**CHALLENGE:** Your output is the lines from the first one to the one containing "3.68, 3.66]", repeated exactly, with images left out.

**INFORMATION PROVIDED:**
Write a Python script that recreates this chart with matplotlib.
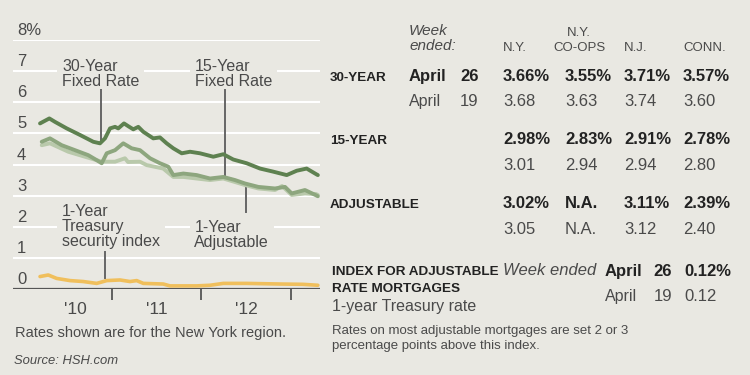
import matplotlib
matplotlib.use("Agg")
import matplotlib.pyplot as plt

# ---- data (x in decimal years, y in percent) ----
t_30 = [2010.196, 2010.30, 2010.363, 2010.494, 2010.642, 2010.791, 2010.866, 2010.922,
        2010.978, 2011.034, 2011.07, 2011.134, 2011.182, 2011.238, 2011.294, 2011.35,
        2011.461, 2011.536, 2011.611, 2011.685, 2011.779, 2011.872, 2011.983, 2012.132,
        2012.244, 2012.355, 2012.505, 2012.654, 2012.802, 2012.952, 2013.064, 2013.175,
        2013.287, 2013.30]
r_30 = [5.32, 5.48, 5.37, 5.16, 4.95, 4.73, 4.68, 4.84,
        5.16, 5.21, 5.16, 5.32, 5.23, 5.13, 5.21, 5.05,
        4.84, 4.87, 4.68, 4.52, 4.36, 4.41, 4.36, 4.25,
        4.33, 4.16, 4.04, 3.87, 3.77, 3.66, 3.80, 3.87,
        3.68, 3.66]

t_15 = [2010.215, 2010.307, 2010.438, 2010.587, 2010.735, 2010.829, 2010.885, 2010.941,
        2011.034, 2011.126, 2011.22, 2011.313, 2011.425, 2011.536, 2011.629, 2011.685,
        2011.797, 2011.946, 2012.095, 2012.244, 2012.374, 2012.486, 2012.635, 2012.821,
        2012.933, 2013.008, 2013.156, 2013.28, 2013.30]
r_15 = [4.73, 4.84, 4.62, 4.46, 4.30, 4.14, 4.04, 4.36,
        4.46, 4.68, 4.52, 4.46, 4.20, 4.04, 3.93, 3.66,
        3.71, 3.66, 3.55, 3.60, 3.50, 3.39, 3.28, 3.23,
        3.28, 3.07, 3.18, 3.01, 2.98]

t_adj = [2010.215, 2010.307, 2010.512, 2010.698, 2010.885, 2011.034, 2011.145, 2011.179,
         2011.313, 2011.388, 2011.573, 2011.685, 2011.797, 2011.946, 2012.095, 2012.244,
         2012.486, 2012.635, 2012.821, 2012.90, 2013.008, 2013.156, 2013.28, 2013.30]
r_adj = [4.62, 4.68, 4.41, 4.25, 4.09, 4.09, 4.20, 4.08,
         4.09, 3.98, 3.87, 3.60, 3.60, 3.55, 3.50, 3.55,
         3.34, 3.23, 3.18, 3.31, 3.02, 3.07, 3.05, 3.02]

t_tsy = [2010.196, 2010.288, 2010.382, 2010.531, 2010.679, 2010.829, 2010.941, 2011.089,
         2011.201, 2011.276, 2011.35, 2011.573, 2011.648, 2011.946, 2012.095, 2012.244,
         2012.505, 2012.877, 2013.134, 2013.30]
r_tsy = [0.40, 0.45, 0.34, 0.27, 0.24, 0.18, 0.27, 0.29,
         0.24, 0.27, 0.18, 0.16, 0.10, 0.10, 0.12, 0.18,
         0.18, 0.16, 0.15, 0.12]

y_ticks = [0, 1, 2, 3, 4, 5, 6, 7, 8]
year_ticks = [2011, 2012, 2013]
year_label_pos = [2010.59, 2011.5, 2012.5]
year_labels = ["'10", "'11", "'12"]

columns = ["N.Y.", "CO-OPS", "N.J.", "CONN."]
rows = ["30-YEAR", "15-YEAR", "ADJUSTABLE"]
this_week = [["3.66%", "3.55%", "3.71%", "3.57%"],
             ["2.98%", "2.83%", "2.91%", "2.78%"],
             ["3.02%", "N.A.", "3.11%", "2.39%"]]
last_week = [["3.68", "3.63", "3.74", "3.60"],
             ["3.01", "2.94", "2.94", "2.80"],
             ["3.05", "N.A.", "3.12", "2.40"]]
index_now, index_prev = "0.12%", "0.12"

# ---- style ----
BG = "#e9e8e2"
DARK = "#5e8150"
MID = "#8da67e"
LIGHT = "#b9c9ab"
GOLD = "#f0bf5c"
AXIS = "#555555"
INK = "#222222"
GREY = "#4a4a4a"
plt.rcParams["font.family"] = ["Liberation Sans", "DejaVu Sans"]

W, H = 750, 375
fig = plt.figure(figsize=(W / 100, H / 100), dpi=100, facecolor=BG)


def fx(px):
    return px / W


def fy(py):
    return 1 - py / H


ax = fig.add_axes([fx(13), fy(289), 307 / W, 249 / H])
ax.set_facecolor("none")
ax.set_xlim(2009.894, 2013.324)
ax.set_ylim(0, 8)
for s in ax.spines.values():
    s.set_visible(False)
ax.set_yticks([])

for v in y_ticks[1:]:
    ax.axhline(v, color="white", lw=1.5, zorder=0)
ax.axhline(0, color=AXIS, lw=1.6, zorder=1)
for v in y_ticks:
    lab = "8%" if v == 8 else str(v)
    ax.text(0.013, v + 0.16, lab, transform=ax.get_yaxis_transform(),
            fontsize=12, color=GREY, va="baseline", ha="left")

ax.set_xticks(year_ticks)
ax.tick_params(axis="x", which="major", direction="out", length=8, width=1.3,
               color=AXIS, labelbottom=False)
ax.set_xticks(year_label_pos, minor=True)
ax.set_xticklabels(year_labels, minor=True)
ax.tick_params(axis="x", which="minor", length=0, pad=9, labelsize=12.5,
               labelcolor=GREY)

ax.plot(t_tsy, r_tsy, color=GOLD, lw=2.6, zorder=4, solid_capstyle="round")
ax.plot(t_adj, r_adj, color=LIGHT, lw=2.8, zorder=4, solid_capstyle="round")
ax.plot(t_15, r_15, color=MID, lw=2.8, zorder=5, solid_capstyle="round")
ax.plot(t_30, r_30, color=DARK, lw=2.8, zorder=6, solid_capstyle="round")

# series labels with pointers
box = dict(boxstyle="square,pad=0.3", fc=BG, ec="none")
lab_kw = dict(fontsize=11.5, color=GREY, va="top", ha="left", linespacing=1.0,
              bbox=box, zorder=3)
ax.text(2010.441, 7.39, "30-Year\nFixed Rate", **lab_kw)
ax.text(2011.930, 7.39, "15-Year\nFixed Rate", **lab_kw)
ax.text(2010.441, 2.72, "1-Year\nTreasury\nsecurity index", **lab_kw)
ax.text(2011.920, 2.22, "1-Year\nAdjustable", **lab_kw)
ptr = dict(color="#666666", lw=1.4, zorder=3)
ax.plot([2010.877, 2010.877], [6.39, 4.69], **ptr)
ax.plot([2012.263, 2012.263], [6.39, 3.66], **ptr)
ax.plot([2010.922, 2010.922], [1.19, 0.35], **ptr)
ax.plot([2012.497, 2012.497], [2.47, 3.34], **ptr)

fig.text(fx(15), fy(337), "Rates shown are for the New York region.",
         fontsize=10.5, color=GREY)
fig.text(fx(14), fy(364), "Source: HSH.com", fontsize=9.4, color=GREY,
         style="italic")

# ---- table ----
def t(px, py, s, size=12, bold=False, color=INK, ha="left", italic=False):
    fig.text(fx(px), fy(py), s, fontsize=size, color=color, ha=ha,
             va="baseline", fontweight="bold" if bold else "normal",
             style="italic" if italic else "normal")


t(409, 35, "Week", 11, color=GREY, italic=True)
t(409, 49.5, "ended:", 11, color=GREY, italic=True)
t(579, 36, "N.Y.", 9.5, color=GREY, ha="center")
col_x = [503, 565, 624, 683]
head_x = [503, 579, 624, 683]
for c, (name, hx) in enumerate(zip(columns, head_x)):
    t(hx, 51, name, 9.5, color=GREY, ha="center" if c == 1 else "left")

row_y = [81, 144, 208]
for r, name in enumerate(rows):
    y0 = row_y[r]
    t(330, y0, name, 9.7, bold=True)
    if r == 0:
        t(409, y0, "April", 12, bold=True)
        t(479, y0, "26", 12, bold=True, ha="right")
        t(409, y0 + 25, "April", 11.5, color=GREY)
        t(478, y0 + 25, "19", 12, color=GREY, ha="right")
    for c in range(4):
        t(col_x[c], y0, this_week[r][c], 12, bold=True)
        t(col_x[c], y0 + 26 if r else y0 + 25, last_week[r][c], 12, color=GREY)

t(332, 275, "INDEX FOR ADJUSTABLE", 9.7, bold=True)
t(332, 292, "RATE MORTGAGES", 9.7, bold=True)
t(332, 311, "1-year Treasury rate", 11.5, color=GREY)
t(503, 275, "Week ended", 12, color=GREY, italic=True)
t(605, 276, "April", 12, bold=True)
t(672, 276, "26", 12, bold=True, ha="right")
t(684, 276, index_now, 12, bold=True)
t(605, 301, "April", 11.5, color=GREY)
t(672, 301, "19", 12, color=GREY, ha="right")
t(684, 301, index_prev, 12, color=GREY)
t(332, 334, "Rates on most adjustable mortgages are set 2 or 3", 9.5, color=GREY)
t(332, 349, "percentage points above this index.", 9.5, color=GREY)

fig.savefig("out.png", dpi=100, facecolor=BG)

**TASK SOLUTION:**
Write a Python script that recreates this chart with matplotlib.
import matplotlib
matplotlib.use("Agg")
import matplotlib.pyplot as plt

# ---- data (x in decimal years, y in percent) ----
t_30 = [2010.196, 2010.30, 2010.363, 2010.494, 2010.642, 2010.791, 2010.866, 2010.922,
        2010.978, 2011.034, 2011.07, 2011.134, 2011.182, 2011.238, 2011.294, 2011.35,
        2011.461, 2011.536, 2011.611, 2011.685, 2011.779, 2011.872, 2011.983, 2012.132,
        2012.244, 2012.355, 2012.505, 2012.654, 2012.802, 2012.952, 2013.064, 2013.175,
        2013.287, 2013.30]
r_30 = [5.32, 5.48, 5.37, 5.16, 4.95, 4.73, 4.68, 4.84,
        5.16, 5.21, 5.16, 5.32, 5.23, 5.13, 5.21, 5.05,
        4.84, 4.87, 4.68, 4.52, 4.36, 4.41, 4.36, 4.25,
        4.33, 4.16, 4.04, 3.87, 3.77, 3.66, 3.80, 3.87,
        3.68, 3.66]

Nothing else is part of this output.